The trusteeship, she said, was as if it never had been, and the purchaser must
accept that accordingly. He (Walton J) thought it would be pessimi exempli
if a vendor was entitled to shed the character of a trustee by a wholly
wrongful act on his or her part. Once one had undertaken the role of trustee it
was a role which, unless discharged by some external circumstance, one must
carry out to the bitter end if so required by the other party to the contract.

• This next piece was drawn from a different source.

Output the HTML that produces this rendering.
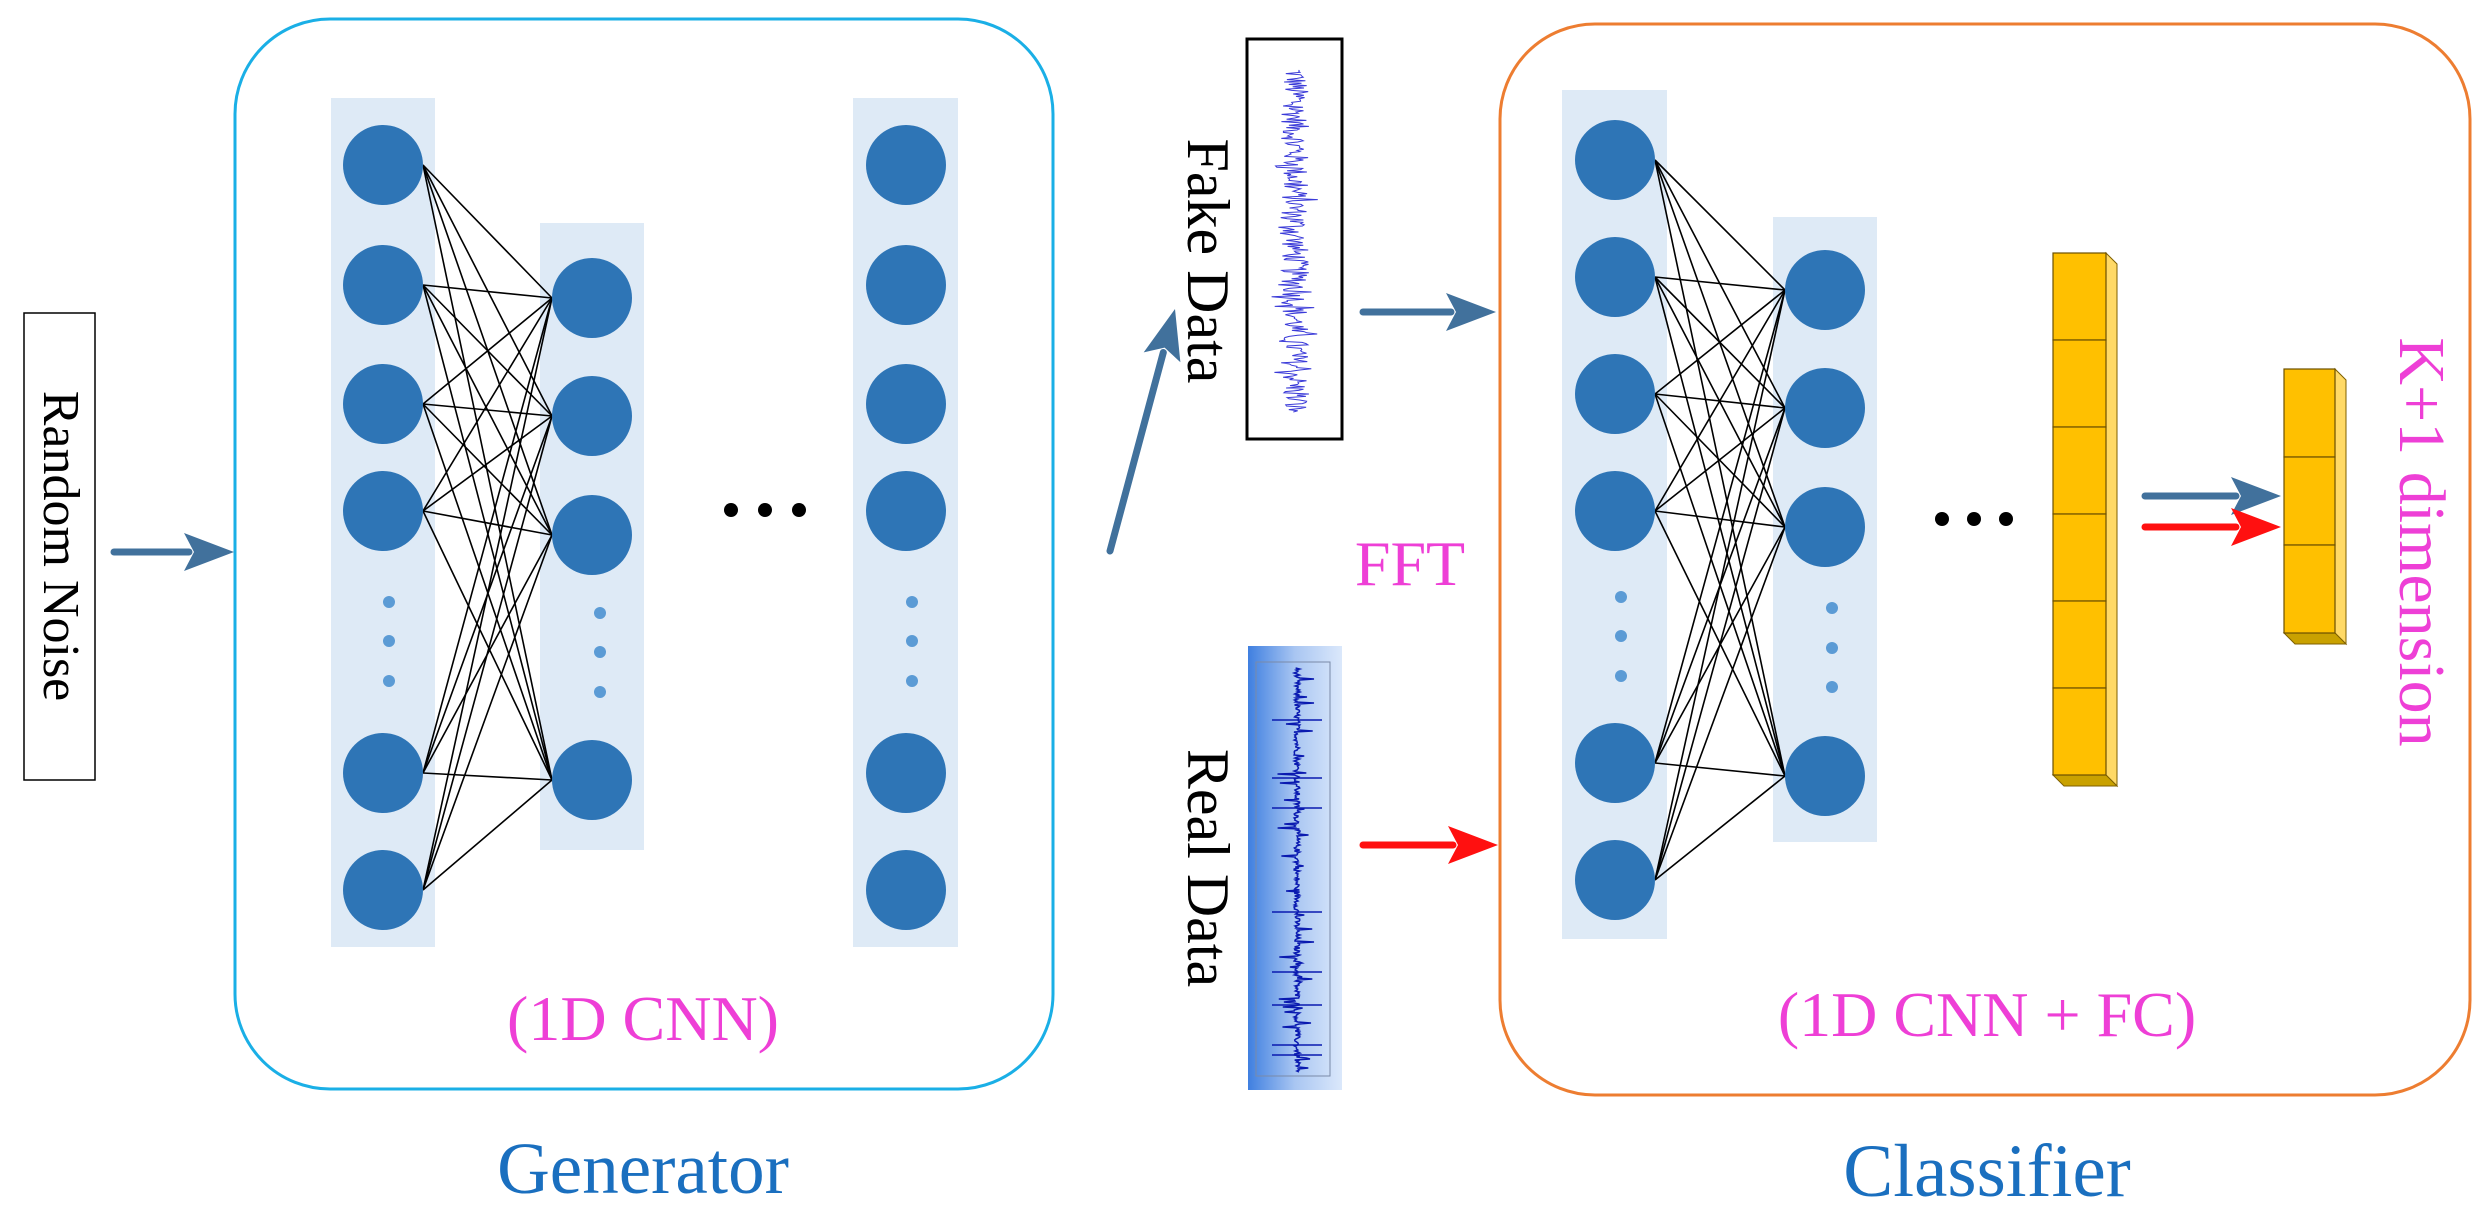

The vendor could not be heard to say that because of her wrongful act in
reselling the property she never was a trustee. She remained a trustee right
down to the moment of resale, and accordingly was bound to hold the purchase
price as trust property to transfer to the purchaser on the purchaser
completing the obligations on the purchaser’s part. Counsel for Miss Bayliss
had raised a very good point, which was how far this concept of trusteeship
went. Did it follow, for example, if counsel for Dr Mullen were right, that if
a vendor obtained better offers for the property after having entered into a contract
for sale, he would be under an obligation to pass them on?  If so, said counsel, that would be an
extraordinary result. He (his Lordship) did not think it was such an
extraordinary result, but he also did not think that that sort of question–good
question though it was–could be asked in vacuo. One must have a concrete
case in which that sort of thing happened before one knew what the duty of the
vendor was. In most cases, one knew that the purchaser was purchasing the
property for his own occupation. Under those circumstances, unless the
subsequent offer was astronomical, there would be no real reason for thinking
that it would be of any interest to the purchaser. In other cases the vendor
might well know that the purchaser was buying for speculation, and although he
(his Lordship) did not say that it would necessarily be the case he could see
that under certain circumstances it might very well be the case that the vendor
ought to pass the offers on.

Another point
taken on Miss Bayliss’s behalf was that by the pleadings in the action for
specific performance (which had been referred to as ‘the Cardiff action,’
because it was commenced in the Cardiff District Registry) Dr Mullen ought not
to be allowed to amend the pleadings in that action, because the amendment
relating to the following of the proceeds of sale would be something new and
different which had happened subsequent to the issue of the writ, and therefore
a new writ and a new proceeding would be called for. He (Walton J) would be
very sorry to think that the Rules of the Supreme Court were so ossified and
stylised that it was impossible to pursue an action when it was changed
somewhat into a protean shape by reason of the conduct of the defendant. But in
any event it seemed that there was an implied term, as it were, in the
statement of claim following on the allegation of the written agreement, ‘and
thereby the defendant became a trustee of the property for the plaintiff’; and
if one read that in, which was implied anyway, the transition, if the defendant
had wrongfully disposed of the trust property in exchange for much fine gold
which Dr Mullen sought to trace, became a simple and clearly allowable
amendment. Of course, the Cardiff action was still being very bitterly fought,
and at the end of the day there might be no such contract as alleged by Dr
Mullen, but on the basis that there was, the money should remain in court to
abide the outcome of the Cardiff action. There could be no grounds for an order
that Miss Bayliss pay the money to Dr Mullen, because in fact she had not got
it. It was a trust fund under the jurisdiction of the court, and all Dr Mullen
would need was a declaration that he was entitled to it.